__AIM OF THE EXERCISE__: Wherever a line holds the word "this", copy that line out.
-- Start PROVIDED RECORDS --
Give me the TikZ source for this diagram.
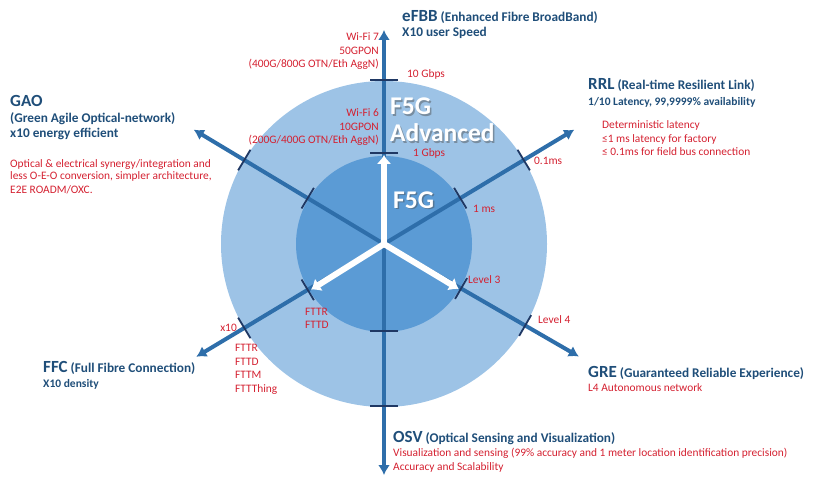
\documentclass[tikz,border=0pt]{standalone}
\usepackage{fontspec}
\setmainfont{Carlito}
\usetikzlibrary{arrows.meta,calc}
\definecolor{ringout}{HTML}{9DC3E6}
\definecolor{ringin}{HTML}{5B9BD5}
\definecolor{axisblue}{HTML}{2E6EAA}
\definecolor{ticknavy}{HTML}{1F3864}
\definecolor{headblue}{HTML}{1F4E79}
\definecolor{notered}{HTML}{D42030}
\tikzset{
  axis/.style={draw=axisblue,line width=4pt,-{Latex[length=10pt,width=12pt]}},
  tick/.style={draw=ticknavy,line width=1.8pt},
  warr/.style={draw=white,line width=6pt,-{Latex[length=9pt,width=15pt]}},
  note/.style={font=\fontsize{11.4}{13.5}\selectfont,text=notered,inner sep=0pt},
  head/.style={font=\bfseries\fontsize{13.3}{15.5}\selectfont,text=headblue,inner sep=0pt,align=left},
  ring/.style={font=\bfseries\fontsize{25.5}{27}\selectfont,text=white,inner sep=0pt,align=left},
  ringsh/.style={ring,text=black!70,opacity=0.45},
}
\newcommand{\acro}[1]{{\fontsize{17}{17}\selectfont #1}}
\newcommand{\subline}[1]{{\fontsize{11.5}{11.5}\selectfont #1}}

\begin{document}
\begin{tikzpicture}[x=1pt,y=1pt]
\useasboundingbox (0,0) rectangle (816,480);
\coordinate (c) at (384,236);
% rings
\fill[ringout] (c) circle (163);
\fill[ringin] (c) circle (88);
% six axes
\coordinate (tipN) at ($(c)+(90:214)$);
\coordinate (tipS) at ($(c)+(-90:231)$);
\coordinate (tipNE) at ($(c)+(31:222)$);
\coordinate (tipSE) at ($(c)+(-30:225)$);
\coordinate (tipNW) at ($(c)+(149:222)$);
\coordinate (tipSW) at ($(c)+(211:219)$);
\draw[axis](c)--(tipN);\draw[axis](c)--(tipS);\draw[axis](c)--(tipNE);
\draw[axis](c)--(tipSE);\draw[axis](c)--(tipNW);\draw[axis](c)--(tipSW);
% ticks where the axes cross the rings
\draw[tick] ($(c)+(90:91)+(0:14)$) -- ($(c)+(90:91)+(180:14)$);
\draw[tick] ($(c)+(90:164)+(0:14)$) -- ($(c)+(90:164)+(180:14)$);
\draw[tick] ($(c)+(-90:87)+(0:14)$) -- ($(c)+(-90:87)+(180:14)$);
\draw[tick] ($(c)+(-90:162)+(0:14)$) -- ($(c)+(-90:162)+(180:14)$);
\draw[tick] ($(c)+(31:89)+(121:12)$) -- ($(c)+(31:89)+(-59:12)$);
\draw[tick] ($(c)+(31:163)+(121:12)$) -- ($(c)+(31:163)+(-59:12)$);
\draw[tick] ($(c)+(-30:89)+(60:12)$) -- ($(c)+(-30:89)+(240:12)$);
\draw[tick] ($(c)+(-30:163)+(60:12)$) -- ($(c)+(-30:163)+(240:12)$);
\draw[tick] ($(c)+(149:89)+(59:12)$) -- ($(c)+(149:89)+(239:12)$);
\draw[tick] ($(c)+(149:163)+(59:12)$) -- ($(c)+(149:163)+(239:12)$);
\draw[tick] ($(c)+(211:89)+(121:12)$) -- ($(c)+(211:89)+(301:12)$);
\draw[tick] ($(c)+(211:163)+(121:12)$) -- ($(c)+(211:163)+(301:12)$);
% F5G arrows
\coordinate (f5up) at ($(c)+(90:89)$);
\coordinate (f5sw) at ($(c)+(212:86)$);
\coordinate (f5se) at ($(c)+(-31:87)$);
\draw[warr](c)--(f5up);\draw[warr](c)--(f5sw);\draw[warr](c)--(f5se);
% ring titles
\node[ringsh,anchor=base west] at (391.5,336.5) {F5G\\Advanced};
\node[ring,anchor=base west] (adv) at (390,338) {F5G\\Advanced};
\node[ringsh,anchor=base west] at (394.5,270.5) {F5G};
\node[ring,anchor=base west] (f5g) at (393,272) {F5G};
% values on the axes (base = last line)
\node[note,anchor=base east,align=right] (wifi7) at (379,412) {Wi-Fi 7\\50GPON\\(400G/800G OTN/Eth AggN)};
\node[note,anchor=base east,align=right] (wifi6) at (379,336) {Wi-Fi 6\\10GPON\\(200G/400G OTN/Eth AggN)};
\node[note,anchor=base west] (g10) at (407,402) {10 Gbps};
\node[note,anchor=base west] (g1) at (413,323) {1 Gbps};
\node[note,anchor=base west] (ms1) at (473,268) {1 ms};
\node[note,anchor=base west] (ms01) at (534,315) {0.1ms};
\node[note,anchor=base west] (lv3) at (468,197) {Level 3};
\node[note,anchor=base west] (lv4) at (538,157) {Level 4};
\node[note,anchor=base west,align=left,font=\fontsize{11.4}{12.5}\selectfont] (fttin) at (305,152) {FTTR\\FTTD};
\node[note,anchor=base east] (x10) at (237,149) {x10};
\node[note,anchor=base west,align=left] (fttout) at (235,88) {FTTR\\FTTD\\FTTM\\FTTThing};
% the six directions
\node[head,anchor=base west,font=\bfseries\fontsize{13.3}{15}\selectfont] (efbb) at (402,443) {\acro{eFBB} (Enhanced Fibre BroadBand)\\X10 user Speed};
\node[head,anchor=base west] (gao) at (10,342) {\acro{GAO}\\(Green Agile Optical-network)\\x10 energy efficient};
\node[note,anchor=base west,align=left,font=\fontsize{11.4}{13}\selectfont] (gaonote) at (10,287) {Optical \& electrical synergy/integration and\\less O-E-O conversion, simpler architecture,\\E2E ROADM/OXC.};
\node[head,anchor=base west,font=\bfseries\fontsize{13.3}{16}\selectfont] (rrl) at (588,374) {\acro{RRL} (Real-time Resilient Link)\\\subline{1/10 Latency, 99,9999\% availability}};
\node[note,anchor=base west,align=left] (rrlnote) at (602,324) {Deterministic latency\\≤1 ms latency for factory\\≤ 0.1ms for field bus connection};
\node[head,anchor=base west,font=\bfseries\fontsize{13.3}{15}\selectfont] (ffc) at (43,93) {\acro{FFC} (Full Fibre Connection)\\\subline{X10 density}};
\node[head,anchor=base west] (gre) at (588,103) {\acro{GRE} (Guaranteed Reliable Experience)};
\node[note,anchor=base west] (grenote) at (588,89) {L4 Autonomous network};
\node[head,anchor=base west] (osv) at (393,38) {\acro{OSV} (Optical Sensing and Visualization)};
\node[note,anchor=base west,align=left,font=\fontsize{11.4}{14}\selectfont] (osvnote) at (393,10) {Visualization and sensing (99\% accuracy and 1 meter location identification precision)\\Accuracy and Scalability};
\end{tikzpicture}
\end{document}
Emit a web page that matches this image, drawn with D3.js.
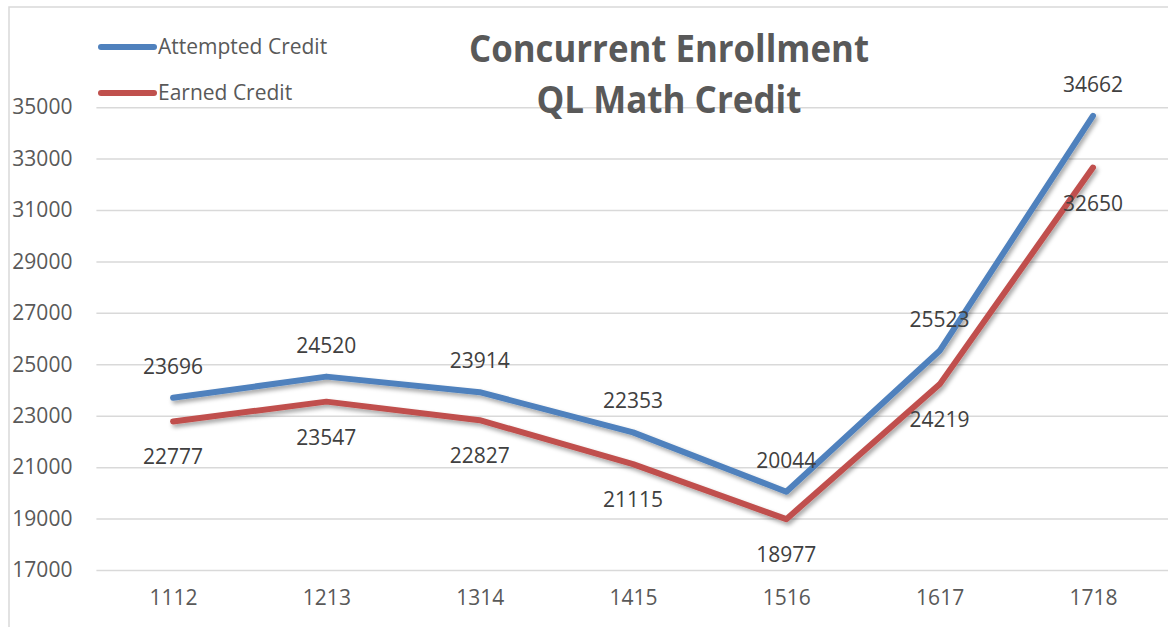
-- End PROVIDED RECORDS --
__TASK ANSWER__:
Give me the TikZ source for this diagram.
Emit a web page that matches this image, drawn with D3.js.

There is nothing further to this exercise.